Intrigued by the stellar reviews, I was very excited to see Bo Burnham’s directorial debut Eighth Grade earlier this week. I went into the cinema with a few vague thoughts of previous “teen movies” on my mind. I came out realising that what I had witnessed was truly unique.
I’m not usually one to enthuse at length (and certainly not in writing) about the latest releases. To tell the truth, I am often a rather behind on the cinematic times. But Bo Burnham’s perspective is revelatory. Eighth Grade tells the story of a fairly unremarkable teenage girl, Kayla. Kayla has a youtube channel and obsessively scrolls through instagram, but in school she is quiet and a bit of a loner. Burnham’s unconventional coming-of-age story, which charts Kayla’s last few days in eighth grade, is simple and offers a refreshing perspective on teenage life.
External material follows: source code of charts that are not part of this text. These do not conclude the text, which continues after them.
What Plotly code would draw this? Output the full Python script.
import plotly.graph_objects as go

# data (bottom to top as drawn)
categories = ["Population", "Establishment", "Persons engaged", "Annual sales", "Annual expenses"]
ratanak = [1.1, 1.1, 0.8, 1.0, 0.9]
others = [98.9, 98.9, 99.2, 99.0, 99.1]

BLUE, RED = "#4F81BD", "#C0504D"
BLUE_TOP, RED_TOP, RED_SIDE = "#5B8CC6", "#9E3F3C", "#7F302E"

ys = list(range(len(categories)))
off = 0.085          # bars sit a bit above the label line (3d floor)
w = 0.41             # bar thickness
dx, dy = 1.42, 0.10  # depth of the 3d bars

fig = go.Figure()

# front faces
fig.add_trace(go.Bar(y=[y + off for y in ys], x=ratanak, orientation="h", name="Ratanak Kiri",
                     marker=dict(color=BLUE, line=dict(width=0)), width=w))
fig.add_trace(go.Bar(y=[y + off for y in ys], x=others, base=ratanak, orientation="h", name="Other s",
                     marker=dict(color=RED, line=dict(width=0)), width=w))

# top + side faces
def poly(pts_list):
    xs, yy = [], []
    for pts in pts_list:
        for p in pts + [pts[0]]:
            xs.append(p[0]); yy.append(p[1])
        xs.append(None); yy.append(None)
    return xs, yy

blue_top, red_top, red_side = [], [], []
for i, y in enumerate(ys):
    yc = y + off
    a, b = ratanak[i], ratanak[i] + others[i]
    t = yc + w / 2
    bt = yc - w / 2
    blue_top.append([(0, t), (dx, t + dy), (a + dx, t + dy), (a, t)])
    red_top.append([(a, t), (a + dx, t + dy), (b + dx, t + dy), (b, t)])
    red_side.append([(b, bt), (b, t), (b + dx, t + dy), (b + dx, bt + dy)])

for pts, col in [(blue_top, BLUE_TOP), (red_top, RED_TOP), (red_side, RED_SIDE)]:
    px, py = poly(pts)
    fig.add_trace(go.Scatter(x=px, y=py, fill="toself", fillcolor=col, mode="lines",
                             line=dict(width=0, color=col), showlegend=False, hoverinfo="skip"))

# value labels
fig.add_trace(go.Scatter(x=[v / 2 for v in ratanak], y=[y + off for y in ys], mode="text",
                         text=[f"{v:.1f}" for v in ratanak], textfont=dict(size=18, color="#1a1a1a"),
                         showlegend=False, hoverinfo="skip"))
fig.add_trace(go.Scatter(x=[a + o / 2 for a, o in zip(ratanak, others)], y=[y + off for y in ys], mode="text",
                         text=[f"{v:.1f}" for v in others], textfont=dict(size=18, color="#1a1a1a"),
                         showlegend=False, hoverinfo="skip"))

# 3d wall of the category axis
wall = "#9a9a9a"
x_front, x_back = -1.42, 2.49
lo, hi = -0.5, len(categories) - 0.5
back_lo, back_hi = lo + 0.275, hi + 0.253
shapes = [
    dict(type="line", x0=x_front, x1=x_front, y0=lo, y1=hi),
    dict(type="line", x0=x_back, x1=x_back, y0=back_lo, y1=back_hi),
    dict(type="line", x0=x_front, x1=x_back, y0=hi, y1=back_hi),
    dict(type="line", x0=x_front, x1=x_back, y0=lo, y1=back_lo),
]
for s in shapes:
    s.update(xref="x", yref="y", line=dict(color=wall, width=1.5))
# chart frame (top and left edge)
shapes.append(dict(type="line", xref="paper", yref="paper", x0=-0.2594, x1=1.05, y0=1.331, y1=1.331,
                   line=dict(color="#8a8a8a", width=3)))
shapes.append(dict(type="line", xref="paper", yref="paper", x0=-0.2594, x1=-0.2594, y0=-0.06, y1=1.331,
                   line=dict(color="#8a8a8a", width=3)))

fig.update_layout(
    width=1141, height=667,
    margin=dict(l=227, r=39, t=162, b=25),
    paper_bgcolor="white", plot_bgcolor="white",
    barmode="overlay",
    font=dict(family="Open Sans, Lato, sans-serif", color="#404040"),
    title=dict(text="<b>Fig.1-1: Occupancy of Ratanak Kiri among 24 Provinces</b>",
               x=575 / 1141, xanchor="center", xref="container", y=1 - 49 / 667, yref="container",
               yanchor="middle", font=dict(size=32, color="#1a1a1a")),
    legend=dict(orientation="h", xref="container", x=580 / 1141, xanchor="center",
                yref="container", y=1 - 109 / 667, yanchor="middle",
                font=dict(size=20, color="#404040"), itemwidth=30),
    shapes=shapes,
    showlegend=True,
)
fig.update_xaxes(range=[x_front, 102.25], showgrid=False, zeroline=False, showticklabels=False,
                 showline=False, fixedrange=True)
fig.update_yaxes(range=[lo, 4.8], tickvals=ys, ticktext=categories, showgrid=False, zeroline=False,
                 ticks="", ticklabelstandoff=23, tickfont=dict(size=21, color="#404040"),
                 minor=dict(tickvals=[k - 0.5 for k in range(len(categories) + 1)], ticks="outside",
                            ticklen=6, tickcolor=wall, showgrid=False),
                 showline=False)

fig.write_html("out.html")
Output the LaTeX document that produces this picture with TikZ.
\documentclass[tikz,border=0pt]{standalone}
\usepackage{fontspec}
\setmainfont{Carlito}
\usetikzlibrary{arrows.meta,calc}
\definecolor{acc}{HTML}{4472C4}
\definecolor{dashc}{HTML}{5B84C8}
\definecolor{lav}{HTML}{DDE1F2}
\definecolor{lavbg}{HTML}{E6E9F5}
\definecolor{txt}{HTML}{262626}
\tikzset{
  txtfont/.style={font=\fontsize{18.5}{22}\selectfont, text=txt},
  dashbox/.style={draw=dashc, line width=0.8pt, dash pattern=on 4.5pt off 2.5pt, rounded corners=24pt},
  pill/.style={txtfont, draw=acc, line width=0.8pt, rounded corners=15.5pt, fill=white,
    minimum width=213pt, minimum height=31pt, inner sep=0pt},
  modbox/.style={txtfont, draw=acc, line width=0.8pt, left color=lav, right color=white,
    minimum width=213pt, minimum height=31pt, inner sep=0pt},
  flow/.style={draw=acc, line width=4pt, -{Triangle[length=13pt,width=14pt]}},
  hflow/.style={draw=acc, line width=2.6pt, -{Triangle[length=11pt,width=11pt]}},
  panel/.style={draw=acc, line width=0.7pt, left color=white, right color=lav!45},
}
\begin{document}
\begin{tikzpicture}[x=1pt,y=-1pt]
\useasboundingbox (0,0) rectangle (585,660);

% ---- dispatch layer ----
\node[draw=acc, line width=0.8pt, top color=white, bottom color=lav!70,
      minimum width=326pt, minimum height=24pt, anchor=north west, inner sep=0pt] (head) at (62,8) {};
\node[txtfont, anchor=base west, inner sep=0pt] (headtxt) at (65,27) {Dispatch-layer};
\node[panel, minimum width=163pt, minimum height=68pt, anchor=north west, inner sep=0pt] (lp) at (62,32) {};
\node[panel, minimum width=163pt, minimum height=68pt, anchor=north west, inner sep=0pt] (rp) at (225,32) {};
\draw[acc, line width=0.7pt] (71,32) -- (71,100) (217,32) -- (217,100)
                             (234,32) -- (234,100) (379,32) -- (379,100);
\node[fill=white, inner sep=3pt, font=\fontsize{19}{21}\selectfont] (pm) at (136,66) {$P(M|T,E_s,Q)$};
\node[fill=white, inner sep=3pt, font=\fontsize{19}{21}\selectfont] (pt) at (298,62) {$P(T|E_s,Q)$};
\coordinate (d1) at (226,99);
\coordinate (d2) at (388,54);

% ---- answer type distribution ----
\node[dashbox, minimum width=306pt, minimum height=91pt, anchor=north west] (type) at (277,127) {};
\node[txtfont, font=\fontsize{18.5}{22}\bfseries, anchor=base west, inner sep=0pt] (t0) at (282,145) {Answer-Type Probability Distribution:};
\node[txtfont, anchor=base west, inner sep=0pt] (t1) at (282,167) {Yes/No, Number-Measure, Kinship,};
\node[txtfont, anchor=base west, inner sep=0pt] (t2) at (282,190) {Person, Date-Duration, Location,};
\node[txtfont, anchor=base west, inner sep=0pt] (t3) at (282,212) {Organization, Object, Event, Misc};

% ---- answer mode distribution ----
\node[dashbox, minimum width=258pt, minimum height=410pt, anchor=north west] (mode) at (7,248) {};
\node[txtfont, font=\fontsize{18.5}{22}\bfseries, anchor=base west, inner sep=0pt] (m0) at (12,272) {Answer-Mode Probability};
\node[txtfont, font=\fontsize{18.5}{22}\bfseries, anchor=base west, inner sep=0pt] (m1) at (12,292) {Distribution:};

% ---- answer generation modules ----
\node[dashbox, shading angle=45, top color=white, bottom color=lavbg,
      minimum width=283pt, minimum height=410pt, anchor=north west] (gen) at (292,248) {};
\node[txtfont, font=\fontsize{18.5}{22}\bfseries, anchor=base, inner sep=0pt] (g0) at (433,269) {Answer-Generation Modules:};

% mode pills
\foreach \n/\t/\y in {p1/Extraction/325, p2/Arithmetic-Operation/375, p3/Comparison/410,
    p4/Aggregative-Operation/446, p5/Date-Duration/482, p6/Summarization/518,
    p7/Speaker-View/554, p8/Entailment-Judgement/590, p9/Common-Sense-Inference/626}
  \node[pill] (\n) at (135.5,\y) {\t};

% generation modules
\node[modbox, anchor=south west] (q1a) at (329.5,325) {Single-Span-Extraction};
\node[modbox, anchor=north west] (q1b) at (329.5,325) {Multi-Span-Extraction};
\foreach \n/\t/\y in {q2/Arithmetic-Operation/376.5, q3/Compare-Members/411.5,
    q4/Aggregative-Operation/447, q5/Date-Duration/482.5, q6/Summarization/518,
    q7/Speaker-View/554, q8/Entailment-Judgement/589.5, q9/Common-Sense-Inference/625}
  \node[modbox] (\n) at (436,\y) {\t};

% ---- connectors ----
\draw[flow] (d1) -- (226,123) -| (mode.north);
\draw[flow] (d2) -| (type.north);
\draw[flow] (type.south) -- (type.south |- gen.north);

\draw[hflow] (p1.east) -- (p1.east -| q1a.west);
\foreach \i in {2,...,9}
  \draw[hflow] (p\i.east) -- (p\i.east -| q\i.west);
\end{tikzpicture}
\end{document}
But I was quick to realise that the manifest attention to detail and verisimilitude that Burnham displays in his portrayal of early adolescence should not be quite so groundbreaking. All of us have been, are, or will be adolescents, and yet Eighth Grade sits alone amongst films like Mean Girls, Angus, Thongs and Perfect Snogging and The Perks of Being a Wallflower. This is not to say that these last three films are unworthy of praise; quite the contrary – they are often funny, emotive and good at highlighting some of the fundamental paradoxes of teenage life. But they are often equally unrealistic in many senses. Many films about being a teenager are commonly aimed solely at a teenage audience, and so even the best display a strange combination of reality and fantasy (sometimes in the form of glamorous 20-somethings playing fourteen year-olds) which always somehow rings hollow.
But Eighth Grade, though totally rooted in the perspective of a young teenager, is a film that can and should resonate with everyone in its truthfulness. In its painstaking portrayal of the routine but nevertheless stressful life of Kayla, Eighth Grade attempts to put the average teenage experience at the forefront of cultural conversation.
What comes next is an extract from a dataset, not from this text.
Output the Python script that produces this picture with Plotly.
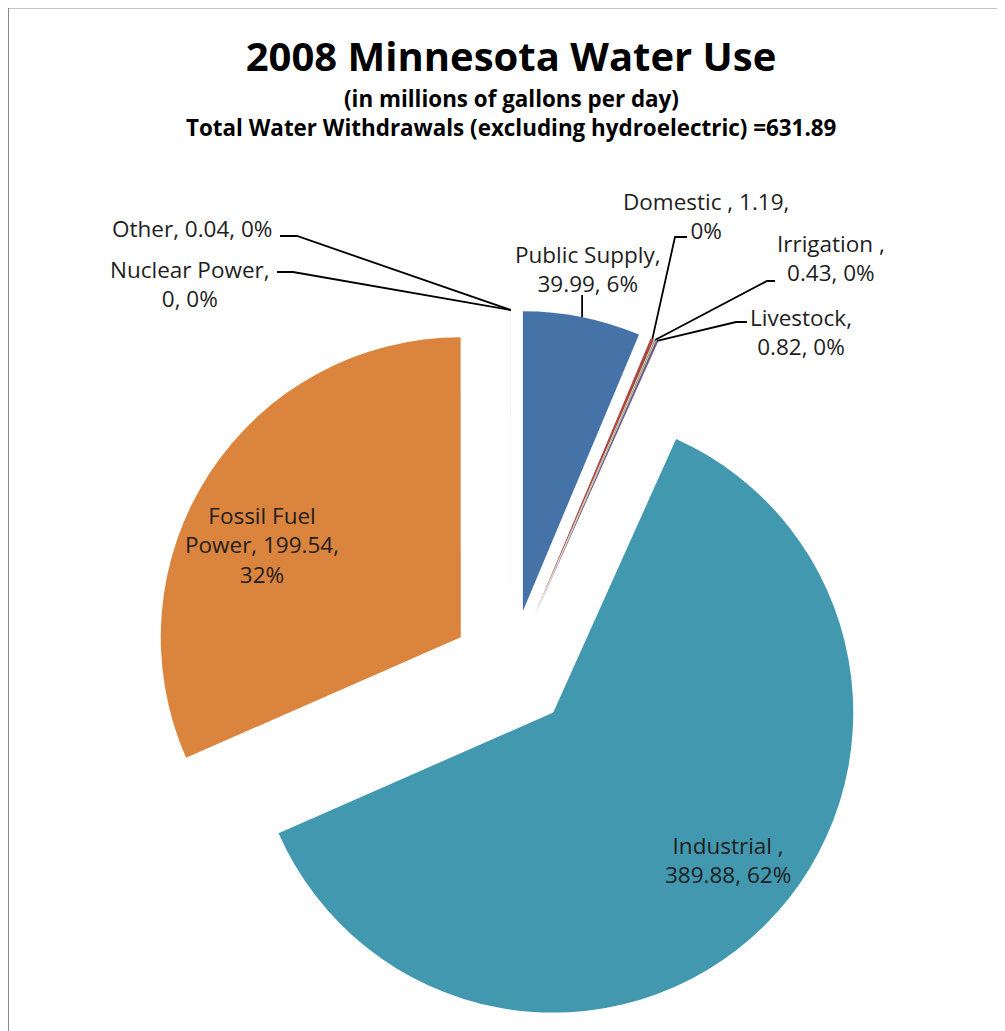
import math
import plotly.graph_objects as go

# data
labels = ["Public Supply", "Domestic ", "Irrigation ", "Livestock",
          "Industrial ", "Fossil Fuel Power", "Nuclear Power", "Other"]
values = [39.99, 1.19, 0.43, 0.82, 389.88, 199.54, 0, 0.04]
colors = ["#4572A7", "#AA4643", "#89A54E", "#71588F",
          "#4198AF", "#DB843D", "#93A9CF", "#D19392"]

title = "2008 Minnesota Water Use"
subtitle = "(in millions of gallons per day)"
total_text = "Total Water Withdrawals (excluding hydroelectric) ="

# page / pie geometry (pixels, measured on the page)
W, H = 1005, 1031
OFF = 8  # the html body margin shifts the figure by this much
CX, CY, R, PULL = 511, 670, 300, 0.2
FONT = "Open Sans"
TXT = "#1e1e1e"

# how each data label is wrapped
label_fmt = {
    "Public Supply": "{n},<br>{v}, {p}",
    "Domestic ": "{n}, {v},<br>{p}",
    "Irrigation ": "{n},<br>{v}, {p}",
    "Livestock": "{n},<br>{v}, {p}",
    "Industrial ": "{n},<br>{v}, {p}",
    "Fossil Fuel Power": "Fossil Fuel<br>Power, {v},<br>{p}",
    "Nuclear Power": "{n},<br>{v}, {p}",
    "Other": "{n}, {v}, {p}",
}
# label centre and leader-line start points (pixels)
label_pos = {
    "Public Supply": ((588, 269), "vertical"),
    "Domestic ": ((706, 216), [(687, 237), (675, 237)]),
    "Irrigation ": ((831, 258), [(775, 281), (767, 281)]),
    "Livestock": ((801, 332), [(747, 322), (736, 322)]),
    "Industrial ": ((728, 860), None),
    "Fossil Fuel Power": ((262, 545), None),
    "Nuclear Power": ((190, 284), [(277, 272), (293, 272)]),
    "Other": ((192, 228), [(280, 236), (297, 236)]),
}

total = sum(values)


def px(x, y):
    return (x - OFF) / W, 1 - (y - OFF) / H


def slice_tip(i):
    before = sum(values[:i]) / total * 360
    ang = before + values[i] / total * 180
    a = math.radians(ang)
    cx = CX + PULL * R * math.sin(a)
    cy = CY - PULL * R * math.cos(a)
    return cx + R * math.sin(a), cy - R * math.cos(a)


ext = R * (1 + PULL)
dx0, dy1 = px(CX - ext, CY - ext)
dx1, dy0 = px(CX + ext, CY + ext)

fig = go.Figure()
fig.add_trace(go.Pie(
    labels=labels,
    values=values,
    sort=False,
    direction="clockwise",
    rotation=0,
    pull=PULL,
    marker=dict(colors=colors, line=dict(width=0)),
    textinfo="none",
    hoverinfo="label+value+percent",
    showlegend=False,
    domain=dict(x=[dx0, dx1], y=[dy0, dy1]),
))

annotations = []
shapes = []
for i, name in enumerate(labels):
    pct = f"{round(values[i] / total * 100)}%"
    text = label_fmt[name].format(n=name, v=f"{values[i]:g}", p=pct)
    (tx, ty), lead = label_pos[name]
    x, y = px(tx, ty)
    annotations.append(dict(
        x=x, y=y, xref="paper", yref="paper", text=text, showarrow=False,
        xanchor="center", yanchor="middle", align="center",
        font=dict(family=FONT, size=22.5, color=TXT)))
    if lead is None:
        continue
    tip = slice_tip(i)
    if lead == "vertical":
        pts = [(tip[0], ty + 26), tip]
    else:
        pts = list(lead) + [tip]
    path = "M " + " L ".join(f"{px(*p)[0]:.5f},{px(*p)[1]:.5f}" for p in pts)
    shapes.append(dict(type="path", xref="paper", yref="paper", path=path,
                       line=dict(color="black", width=1.8)))

for txt, ypix in [(subtitle, 98), (f"{total_text}{total:.2f}", 127)]:
    x, y = px(511, ypix)
    annotations.append(dict(
        x=x, y=y, xref="paper", yref="paper", text=f"<b>{txt}</b>",
        showarrow=False, xanchor="center", yanchor="middle",
        font=dict(family=FONT, size=22.4, color="black")))

# chart frame (left and top edges visible)
lx, ty_ = px(8, 7.5)
shapes.append(dict(type="line", xref="paper", yref="paper",
                   x0=lx, x1=lx, y0=ty_, y1=-0.02,
                   line=dict(color="#888888", width=2)))
shapes.append(dict(type="line", xref="paper", yref="paper",
                   x0=lx, x1=1.02, y0=ty_, y1=ty_,
                   line=dict(color="#888888", width=2)))

tx_, tyy = px(511, 57)
fig.update_layout(
    width=W, height=H,
    margin=dict(l=0, r=0, t=0, b=0),
    paper_bgcolor="white",
    plot_bgcolor="white",
    title=dict(text=f"<b>{title}</b>", x=tx_, xanchor="center",
               y=tyy, yanchor="middle", yref="container",
               font=dict(family=FONT, size=40, color="black")),
    annotations=annotations,
    shapes=shapes,
)

fig.write_html("out.html")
And this attempt is absolutely vital. Bo Burnham himself explained that he chose to write about a female teenage protagonist after watching teenagers vlogging online. He connected with the ways that the girls spoke, and their experiences of anxiety resonated with his own. He also felt that there were no accurate portrayals of this age group in the media or popular culture.
Just by taking the time to watch some of the material teenagers themselves have produced, Burnham found himself feeling an emotional and mental connection with their experiences. And it seems that this connection is what is needed for the onscreen teenage experience to radiate authenticity.
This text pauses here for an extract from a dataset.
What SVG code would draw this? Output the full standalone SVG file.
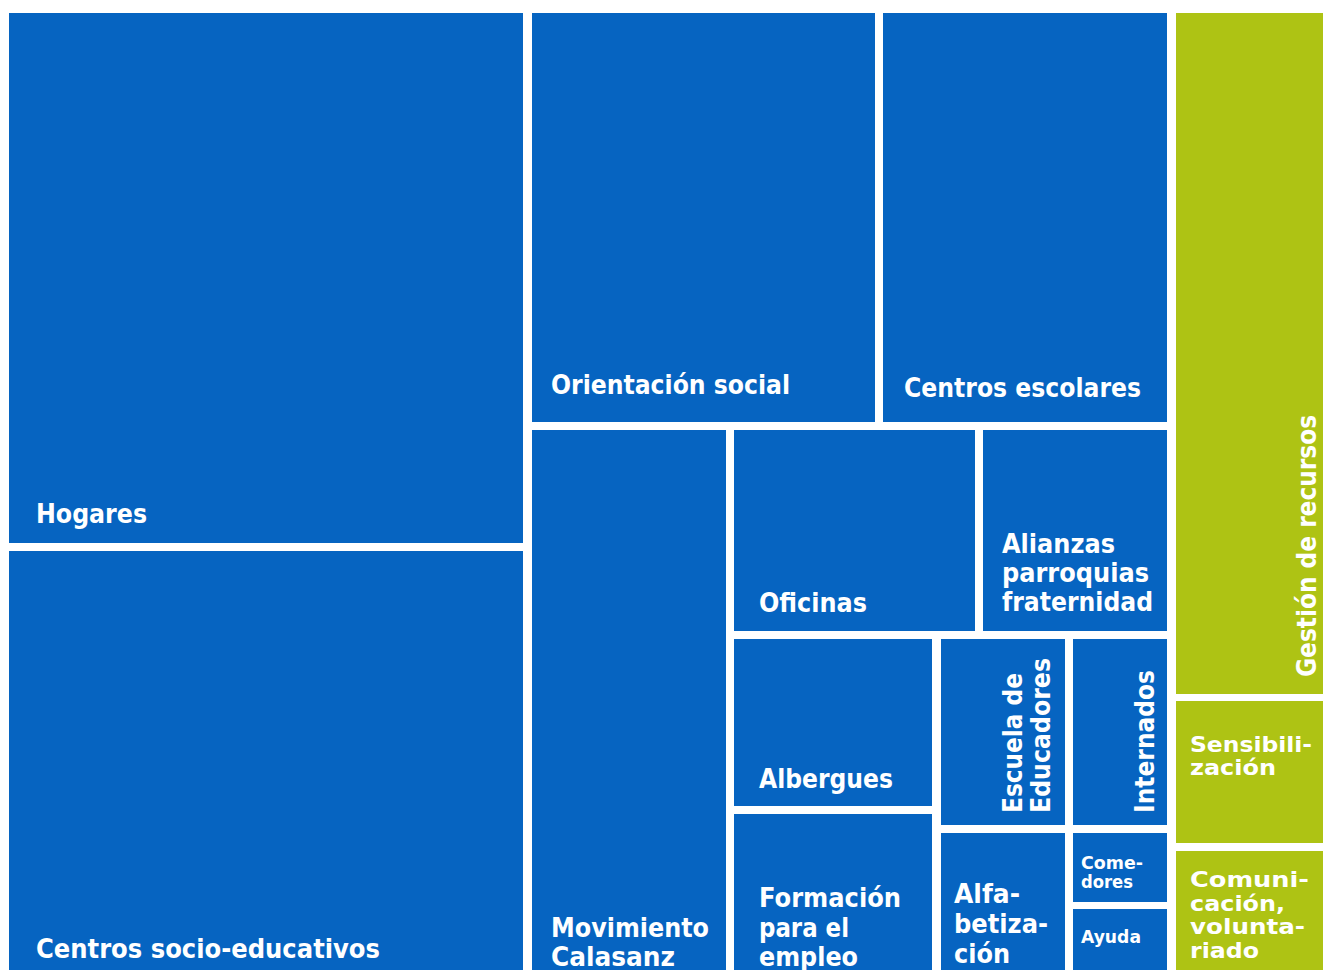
<svg xmlns="http://www.w3.org/2000/svg" width="1323" height="970" viewBox="0 0 1323 970">
<style>
.b{fill:#0664C1}
.g{fill:#AEC314}
text{font-family:"DejaVu Sans","Inter",sans-serif;font-weight:700;fill:#ffffff;font-size:26px}
.s{font-size:17px}
.t{font-size:21px}
</style>
<rect x="0" y="0" width="1323" height="970" fill="#ffffff"/>
<g id="hogares"><rect class="b" x="9" y="13" width="514" height="530"/><text x="36" y="523" textLength="111" lengthAdjust="spacingAndGlyphs">Hogares</text></g>
<g id="centros-socio-educativos"><rect class="b" x="9" y="551" width="514" height="419"/><text x="36" y="958" textLength="344" lengthAdjust="spacingAndGlyphs">Centros socio-educativos</text></g>
<g id="orientacion-social"><rect class="b" x="532" y="13" width="343" height="409"/><text x="551" y="394" textLength="239" lengthAdjust="spacingAndGlyphs">Orientación social</text></g>
<g id="centros-escolares"><rect class="b" x="883" y="13" width="284" height="409"/><text x="904" y="397" textLength="237" lengthAdjust="spacingAndGlyphs">Centros escolares</text></g>
<g id="movimiento-calasanz"><rect class="b" x="532" y="430" width="194" height="540"/><text x="551" y="937" textLength="158" lengthAdjust="spacingAndGlyphs">Movimiento</text><text x="551" y="966" textLength="124" lengthAdjust="spacingAndGlyphs">Calasanz</text></g>
<g id="oficinas"><rect class="b" x="734" y="430" width="241" height="201"/><text x="759" y="612" textLength="108" lengthAdjust="spacingAndGlyphs">Oficinas</text></g>
<g id="alianzas"><rect class="b" x="983" y="430" width="184" height="201"/><text x="1002" y="553" textLength="113" lengthAdjust="spacingAndGlyphs">Alianzas</text><text x="1002" y="582" textLength="147" lengthAdjust="spacingAndGlyphs">parroquias</text><text x="1002" y="611" textLength="151" lengthAdjust="spacingAndGlyphs">fraternidad</text></g>
<g id="albergues"><rect class="b" x="734" y="639" width="198" height="167"/><text x="759" y="788" textLength="134" lengthAdjust="spacingAndGlyphs">Albergues</text></g>
<g id="formacion"><rect class="b" x="734" y="814" width="198" height="156"/><text x="759" y="907" textLength="142" lengthAdjust="spacingAndGlyphs">Formación</text><text x="759" y="937" textLength="90" lengthAdjust="spacingAndGlyphs">para el</text><text x="759" y="966" textLength="99" lengthAdjust="spacingAndGlyphs">empleo</text></g>
<g id="escuela"><rect class="b" x="941" y="639" width="124" height="186"/><text transform="translate(1022,813) rotate(-90)" x="0" y="0" textLength="140" lengthAdjust="spacingAndGlyphs">Escuela de</text><text transform="translate(1050,813) rotate(-90)" x="0" y="0" textLength="155" lengthAdjust="spacingAndGlyphs">Educadores</text></g>
<g id="internados"><rect class="b" x="1073" y="639" width="94" height="186"/><text transform="translate(1154,813) rotate(-90)" x="0" y="0" textLength="143" lengthAdjust="spacingAndGlyphs">Internados</text></g>
<g id="alfabetizacion"><rect class="b" x="941" y="833" width="124" height="137"/><text x="954" y="903" textLength="66" lengthAdjust="spacingAndGlyphs">Alfa-</text><text x="954" y="933" textLength="94" lengthAdjust="spacingAndGlyphs">betiza-</text><text x="954" y="963" textLength="56" lengthAdjust="spacingAndGlyphs">ción</text></g>
<g id="comedores"><rect class="b" x="1073" y="833" width="94" height="69"/><text class="s" x="1081" y="869" textLength="62" lengthAdjust="spacingAndGlyphs">Come-</text><text class="s" x="1081" y="888" textLength="52" lengthAdjust="spacingAndGlyphs">dores</text></g>
<g id="ayuda"><rect class="b" x="1073" y="909" width="94" height="61"/><text class="s" x="1081" y="943" textLength="60" lengthAdjust="spacingAndGlyphs">Ayuda</text></g>
<g id="gestion"><rect class="g" x="1176" y="13" width="147" height="681"/><text transform="translate(1316,677) rotate(-90)" x="0" y="0" textLength="262" lengthAdjust="spacingAndGlyphs">Gestión de recursos</text></g>
<g id="sensibilizacion"><rect class="g" x="1176" y="701" width="147" height="142"/><text class="t" x="1190" y="752" textLength="122" lengthAdjust="spacingAndGlyphs">Sensibili-</text><text class="t" x="1190" y="775" textLength="86" lengthAdjust="spacingAndGlyphs">zación</text></g>
<g id="comunicacion"><rect class="g" x="1176" y="851" width="147" height="119"/><text class="t" x="1190" y="887" textLength="119" lengthAdjust="spacingAndGlyphs">Comuni-</text><text class="t" x="1190" y="911" textLength="95" lengthAdjust="spacingAndGlyphs">cación,</text><text class="t" x="1190" y="934" textLength="115" lengthAdjust="spacingAndGlyphs">volunta-</text><text class="t" x="1190" y="958" textLength="69" lengthAdjust="spacingAndGlyphs">riado</text></g>
<g id="connectors"/>
</svg>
Because the things that upset or frustrate young characters in Eighth Grade are not so different from the stresses of adult life. Kayla talks about experiencing constant anxiety in her vlogs: “I could be doing nothing, and I’m still nervous. It’s like that feeling before you ride a rollercoaster…Except that feeling you get after you ride the rollercoaster never comes.” And with roughly 18% of the adult US population experiencing some form of anxiety disorder, Kayla’s experience as Burnham captures it is surely designed to hold true for so many of those watching, regardless of age.
Kayla also confesses to her dad that she would be disappointed and sad if she had a daughter like herself. That crippling feeling of inadequacy, of being insufficient – that is not purely a teenage emotion; but neither is it the preserve of adults.
A lot of things are currently being discussed regarding youth mental health and the effects of social media on young people’s lives. Several reports suggest that adolescents today are growing up with higher levels of anxiety than ever before. But though these findings are part of national discussion, they nevertheless exist alongside behaviours which demean and demoralise young people. For example, young people expressing their concerns about mental health, the environment, and rising inequality are sometimes condemned as ‘snowflakes’ by media outlets which seek to silence those views by attempting to delegitimise the person expressing them. Tropes such as ‘your schooldays are the best of your life’ are regularly churned out to any teenager who complains about stress and trouble in school.
Young people’s issues and concerns are often considered subordinate to those of adults, but what Bo Burnham’s film does is to challenge this narrative. Kayla’s concerns are concerns shared by all ages and genders, and just because they are magnified by an embarrassment at a pool party or an unrequited crush, it does not make them insignificant. After all, people throughout their lives have to face awkward social situations, ones that require them to pluck up courage and face fears. Adults and teenagers alike experience pangs of emotion towards people who do not feel the same, and the crushing blows that this can have on one’s self-esteem are hard to take at any age.
I remember distinctly being fourteen and panicking over schoolwork and the future. Feeling mutinous and upset after being told by an adult that I was being melodramatic, I swore to myself that I would never patronise young people when they expressed their worries. Now twenty-one, I guess I’m still a young person, but I always remember fourteen year old me and my fears then. I try to make a point of not patronising anybody of any age, but I think Bo Burnham has done it far better than I ever could. That’s what I like so much about Eighth Grade; its refusal to patronise or simplify the teenage voice. And if more of the film industry begins to follow his example, I think we have the chance to shape better intergenerational conversations and, hopefully, a more empathetic society.